Each line holding the word "this" counts once; give the total and nothing more.

Records shown:
--- Begin ---

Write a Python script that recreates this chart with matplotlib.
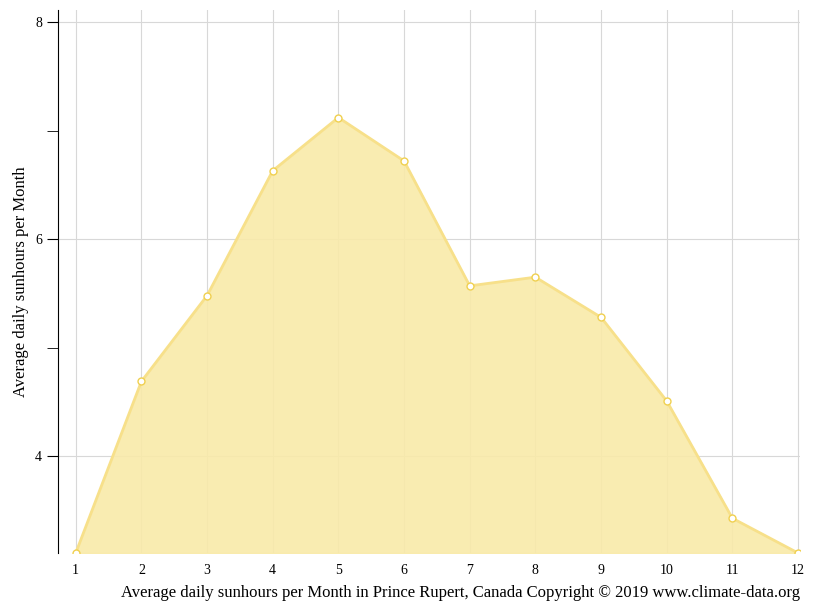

--- End ---
--- Begin ---

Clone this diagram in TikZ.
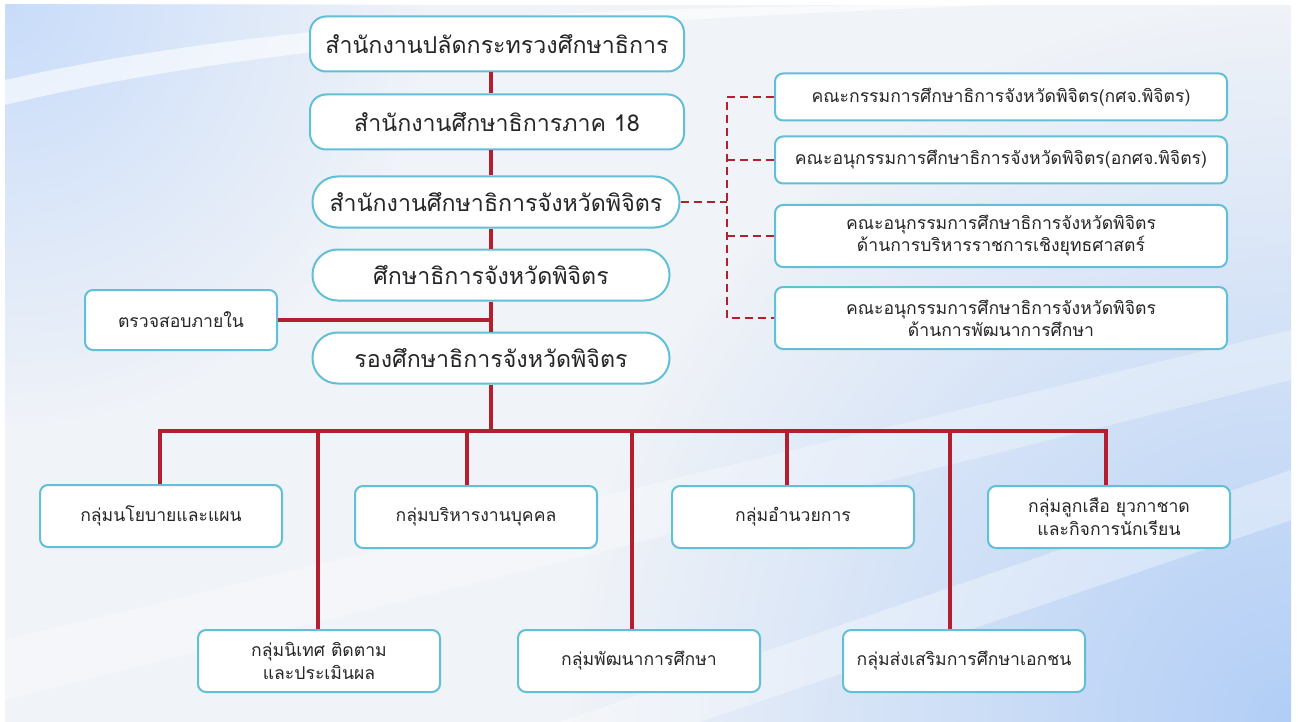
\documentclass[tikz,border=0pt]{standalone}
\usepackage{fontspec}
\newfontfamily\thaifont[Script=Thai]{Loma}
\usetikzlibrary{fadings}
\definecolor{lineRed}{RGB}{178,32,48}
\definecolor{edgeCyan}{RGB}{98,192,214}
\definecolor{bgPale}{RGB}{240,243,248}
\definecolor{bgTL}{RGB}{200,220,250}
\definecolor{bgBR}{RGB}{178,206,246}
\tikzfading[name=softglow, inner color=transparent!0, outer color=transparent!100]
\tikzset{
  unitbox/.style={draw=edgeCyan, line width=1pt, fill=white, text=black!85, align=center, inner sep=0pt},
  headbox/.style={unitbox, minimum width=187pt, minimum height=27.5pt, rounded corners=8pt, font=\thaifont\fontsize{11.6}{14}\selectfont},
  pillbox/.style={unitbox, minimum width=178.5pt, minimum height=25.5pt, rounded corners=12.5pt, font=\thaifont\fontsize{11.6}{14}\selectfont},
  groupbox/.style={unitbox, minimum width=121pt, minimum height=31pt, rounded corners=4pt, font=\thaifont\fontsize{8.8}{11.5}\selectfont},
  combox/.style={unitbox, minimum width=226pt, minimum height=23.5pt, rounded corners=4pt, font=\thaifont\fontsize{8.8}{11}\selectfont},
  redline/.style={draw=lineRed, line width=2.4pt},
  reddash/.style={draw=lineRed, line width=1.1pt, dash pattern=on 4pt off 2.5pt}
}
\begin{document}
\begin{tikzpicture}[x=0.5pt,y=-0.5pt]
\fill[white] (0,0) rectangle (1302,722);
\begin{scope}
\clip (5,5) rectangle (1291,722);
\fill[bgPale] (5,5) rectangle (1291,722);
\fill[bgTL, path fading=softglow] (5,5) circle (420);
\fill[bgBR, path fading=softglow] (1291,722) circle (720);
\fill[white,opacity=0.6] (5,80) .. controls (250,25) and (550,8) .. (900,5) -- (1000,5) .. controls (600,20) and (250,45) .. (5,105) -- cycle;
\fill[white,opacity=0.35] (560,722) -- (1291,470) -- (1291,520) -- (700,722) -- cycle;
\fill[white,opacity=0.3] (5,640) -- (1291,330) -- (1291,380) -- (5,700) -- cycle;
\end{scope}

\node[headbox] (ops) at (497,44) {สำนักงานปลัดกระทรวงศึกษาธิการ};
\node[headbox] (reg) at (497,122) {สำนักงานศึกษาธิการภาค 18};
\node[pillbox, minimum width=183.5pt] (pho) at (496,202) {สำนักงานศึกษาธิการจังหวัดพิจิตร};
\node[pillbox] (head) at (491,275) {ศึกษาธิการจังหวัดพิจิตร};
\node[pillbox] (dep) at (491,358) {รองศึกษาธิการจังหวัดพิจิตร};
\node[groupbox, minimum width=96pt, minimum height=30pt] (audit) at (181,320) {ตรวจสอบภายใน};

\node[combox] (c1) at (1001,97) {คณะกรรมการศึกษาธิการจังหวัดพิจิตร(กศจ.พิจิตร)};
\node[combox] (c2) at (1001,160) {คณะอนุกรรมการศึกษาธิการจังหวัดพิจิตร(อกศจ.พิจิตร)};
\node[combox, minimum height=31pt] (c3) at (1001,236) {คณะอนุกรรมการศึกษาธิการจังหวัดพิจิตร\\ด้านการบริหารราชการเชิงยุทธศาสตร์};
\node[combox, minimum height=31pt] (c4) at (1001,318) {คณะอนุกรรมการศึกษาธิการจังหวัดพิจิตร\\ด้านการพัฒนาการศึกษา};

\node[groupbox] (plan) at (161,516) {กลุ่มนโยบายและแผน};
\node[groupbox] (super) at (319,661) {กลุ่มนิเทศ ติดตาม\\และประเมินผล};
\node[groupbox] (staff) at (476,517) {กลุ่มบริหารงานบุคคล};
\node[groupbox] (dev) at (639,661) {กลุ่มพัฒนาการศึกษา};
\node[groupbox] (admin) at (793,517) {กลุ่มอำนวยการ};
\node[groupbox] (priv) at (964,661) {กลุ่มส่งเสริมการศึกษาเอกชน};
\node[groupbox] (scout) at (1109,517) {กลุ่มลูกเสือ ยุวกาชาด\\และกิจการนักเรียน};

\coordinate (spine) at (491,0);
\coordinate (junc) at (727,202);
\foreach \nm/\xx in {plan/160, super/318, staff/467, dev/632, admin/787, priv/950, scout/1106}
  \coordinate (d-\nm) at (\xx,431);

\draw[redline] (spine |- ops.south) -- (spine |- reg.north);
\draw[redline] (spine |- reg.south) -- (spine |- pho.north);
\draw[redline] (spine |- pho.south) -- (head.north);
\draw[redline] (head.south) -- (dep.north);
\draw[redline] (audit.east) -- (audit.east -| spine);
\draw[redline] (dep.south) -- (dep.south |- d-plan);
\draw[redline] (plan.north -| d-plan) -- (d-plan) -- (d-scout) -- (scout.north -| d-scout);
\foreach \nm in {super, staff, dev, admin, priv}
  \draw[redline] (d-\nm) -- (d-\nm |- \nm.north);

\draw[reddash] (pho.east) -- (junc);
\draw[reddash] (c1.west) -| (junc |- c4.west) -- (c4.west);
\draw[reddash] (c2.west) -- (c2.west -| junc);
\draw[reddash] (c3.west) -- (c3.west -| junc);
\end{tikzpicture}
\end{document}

--- End ---

Written answer: 2